** start **
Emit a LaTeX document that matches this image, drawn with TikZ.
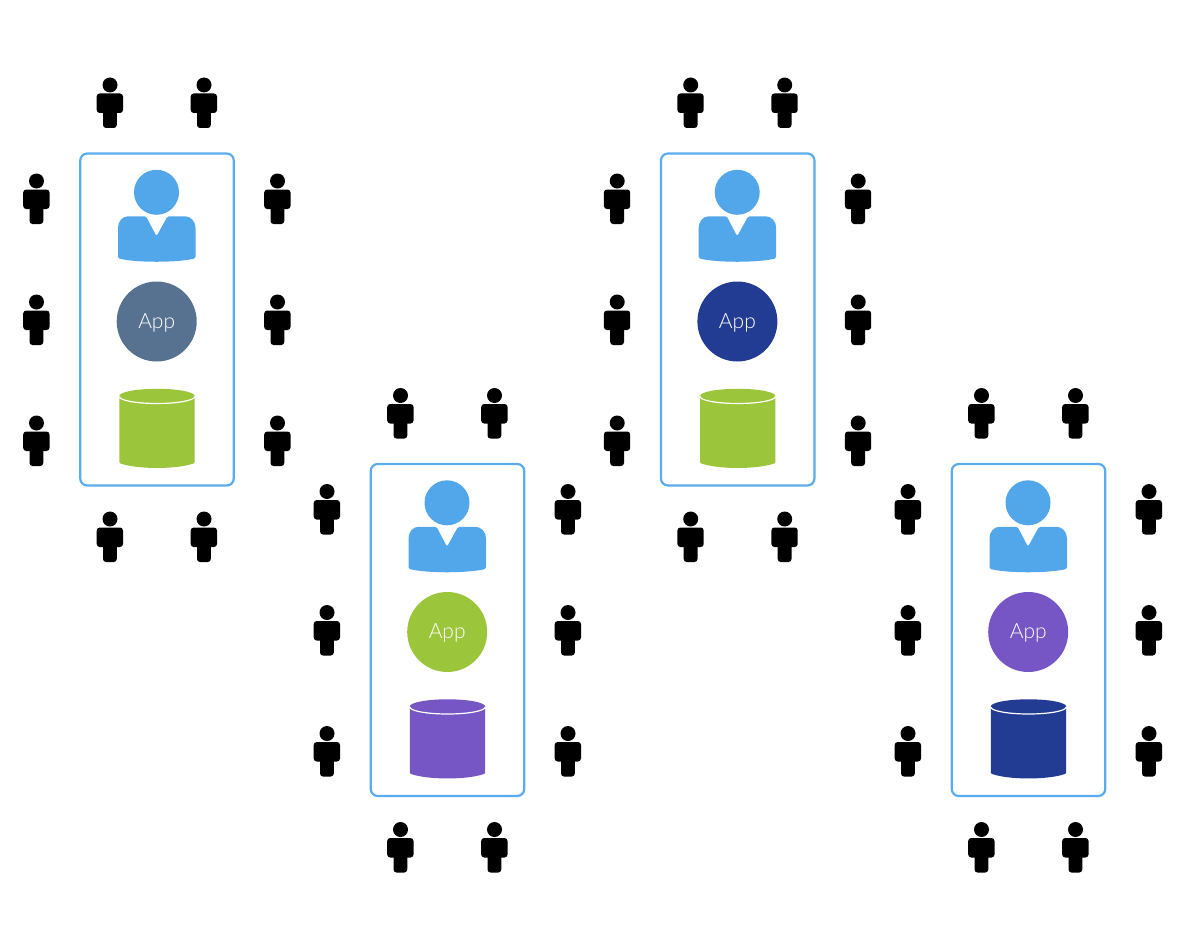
\documentclass[tikz,border=0pt]{standalone}
\usepackage{xcolor}
\usepackage{fontspec}
\usepackage{tikz}
\newfontfamily\appfont{Lato Light}
\definecolor{cl-blue}{RGB}{81,167,234}
\definecolor{cl-edge}{RGB}{90,172,238}
\definecolor{cl-slate}{RGB}{86,114,144}
\definecolor{cl-green}{RGB}{155,198,60}
\definecolor{cl-navy}{RGB}{34,60,147}
\definecolor{cl-purple}{RGB}{117,86,196}
\tikzset{
  cl@box/.style={
    draw=cl-edge, line width=2.2pt, rounded corners=7pt, fill=white,
    minimum width=153.5pt, minimum height=332pt
  },
  cl@app/.style={
    circle, minimum size=80pt, inner sep=0pt,
    text height=17pt, text depth=4pt,
    text=white, font=\appfont\fontsize{21}{24}\selectfont
  },
  cl@head/.style={circle, fill=#1, inner sep=0pt},
  pics/watcher/.style={code={
    \node[cl@head=black, minimum size=15pt] (-head) at (0,0) {};
    \fill[black, rounded corners=3pt] (-13.3,8.5) rectangle (13,28);
    \fill[black, rounded corners=3pt] (-7,20) rectangle (6.8,43);
  }},
  pics/owner/.style={code={
    \node[cl@head=cl-blue, minimum size=45pt] (-head) at (0,0) {};
    \fill[cl-blue, rounded corners=1.5pt] (-10.5,24) -- (0,44) -- (11,24) -- (27,24)
      .. controls (34,24) and (39,29) .. (39,37) -- (39,66)
      .. controls (20,70.5) and (-20,70.5) .. (-38.5,66) -- (-38.5,37)
      .. controls (-38.5,29) and (-34,24) .. (-27,24) -- cycle;
  }},
  pics/store/.style={code={
    \fill[#1, rounded corners=1pt] (-37.7,0) -- (-37.7,67) .. controls (-20,73.5) and (20,73.5) .. (37.7,67)
      -- (37.7,0) -- cycle;
    \fill[#1] (0,0) ellipse [x radius=37.7, y radius=7.2];
    \draw[white, line width=1.2pt] (-37.7,0.5) arc [start angle=180, end angle=0, x radius=37.7, y radius=7];
  }},
}

\begin{document}
\begin{tikzpicture}[x=1pt, y=-1pt]
  \useasboundingbox (0,0) rectangle (1185,947);

  \foreach \cid/\cx/\cy/\appcol/\dbcol in {one/0/0/cl-slate/cl-green,
      two/290.5/310.5/cl-green/cl-purple,
      three/580.7/0/cl-navy/cl-green,
      four/871.5/310.5/cl-purple/cl-navy} {
    \begin{scope}[shift={(\cx,\cy)}]
      \node[cl@box] (box\cid) at (157,319.5) {};
      \pic (owner\cid) at (156.5,192.3) {owner};
      \node[cl@app, fill=\appcol] (app\cid) at (156.7,321.5) {App};
      \pic (store\cid) at (157,396) {store=\dbcol};

      % around the box
      \foreach \px in {110,204} {
        \pic (top\cid\px) at (\px,85) {watcher};
        \pic (bot\cid\px) at (\px,519) {watcher};
      }
      \foreach \py in {181,302,423} {
        \pic (left\cid\py) at (36.5,\py) {watcher};
        \pic (right\cid\py) at (277.5,\py) {watcher};
      }
    \end{scope}
  }
\end{tikzpicture}
\end{document}
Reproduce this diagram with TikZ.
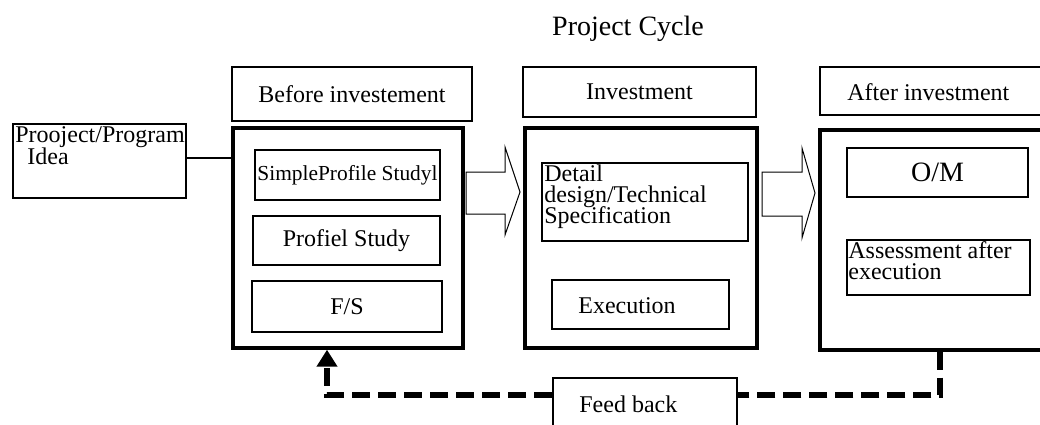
** end **
• **EXERCISE GOAL**
Repeat the listing verbatim. Skip the pictures.

• **FULL OUTPUT**
Emit a LaTeX document that matches this image, drawn with TikZ.
\documentclass[tikz,border=0pt]{standalone}
\usepackage{xcolor}
\usepackage{fontspec}
\usepackage{tikz}
\newfontfamily\appfont{Lato Light}
\definecolor{cl-blue}{RGB}{81,167,234}
\definecolor{cl-edge}{RGB}{90,172,238}
\definecolor{cl-slate}{RGB}{86,114,144}
\definecolor{cl-green}{RGB}{155,198,60}
\definecolor{cl-navy}{RGB}{34,60,147}
\definecolor{cl-purple}{RGB}{117,86,196}
\tikzset{
  cl@box/.style={
    draw=cl-edge, line width=2.2pt, rounded corners=7pt, fill=white,
    minimum width=153.5pt, minimum height=332pt
  },
  cl@app/.style={
    circle, minimum size=80pt, inner sep=0pt,
    text height=17pt, text depth=4pt,
    text=white, font=\appfont\fontsize{21}{24}\selectfont
  },
  cl@head/.style={circle, fill=#1, inner sep=0pt},
  pics/watcher/.style={code={
    \node[cl@head=black, minimum size=15pt] (-head) at (0,0) {};
    \fill[black, rounded corners=3pt] (-13.3,8.5) rectangle (13,28);
    \fill[black, rounded corners=3pt] (-7,20) rectangle (6.8,43);
  }},
  pics/owner/.style={code={
    \node[cl@head=cl-blue, minimum size=45pt] (-head) at (0,0) {};
    \fill[cl-blue, rounded corners=1.5pt] (-10.5,24) -- (0,44) -- (11,24) -- (27,24)
      .. controls (34,24) and (39,29) .. (39,37) -- (39,66)
      .. controls (20,70.5) and (-20,70.5) .. (-38.5,66) -- (-38.5,37)
      .. controls (-38.5,29) and (-34,24) .. (-27,24) -- cycle;
  }},
  pics/store/.style={code={
    \fill[#1, rounded corners=1pt] (-37.7,0) -- (-37.7,67) .. controls (-20,73.5) and (20,73.5) .. (37.7,67)
      -- (37.7,0) -- cycle;
    \fill[#1] (0,0) ellipse [x radius=37.7, y radius=7.2];
    \draw[white, line width=1.2pt] (-37.7,0.5) arc [start angle=180, end angle=0, x radius=37.7, y radius=7];
  }},
}

\begin{document}
\begin{tikzpicture}[x=1pt, y=-1pt]
  \useasboundingbox (0,0) rectangle (1185,947);

  \foreach \cid/\cx/\cy/\appcol/\dbcol in {one/0/0/cl-slate/cl-green,
      two/290.5/310.5/cl-green/cl-purple,
      three/580.7/0/cl-navy/cl-green,
      four/871.5/310.5/cl-purple/cl-navy} {
    \begin{scope}[shift={(\cx,\cy)}]
      \node[cl@box] (box\cid) at (157,319.5) {};
      \pic (owner\cid) at (156.5,192.3) {owner};
      \node[cl@app, fill=\appcol] (app\cid) at (156.7,321.5) {App};
      \pic (store\cid) at (157,396) {store=\dbcol};

      % around the box
      \foreach \px in {110,204} {
        \pic (top\cid\px) at (\px,85) {watcher};
        \pic (bot\cid\px) at (\px,519) {watcher};
      }
      \foreach \py in {181,302,423} {
        \pic (left\cid\py) at (36.5,\py) {watcher};
        \pic (right\cid\py) at (277.5,\py) {watcher};
      }
    \end{scope}
  }
\end{tikzpicture}
\end{document}
Reproduce this diagram with TikZ.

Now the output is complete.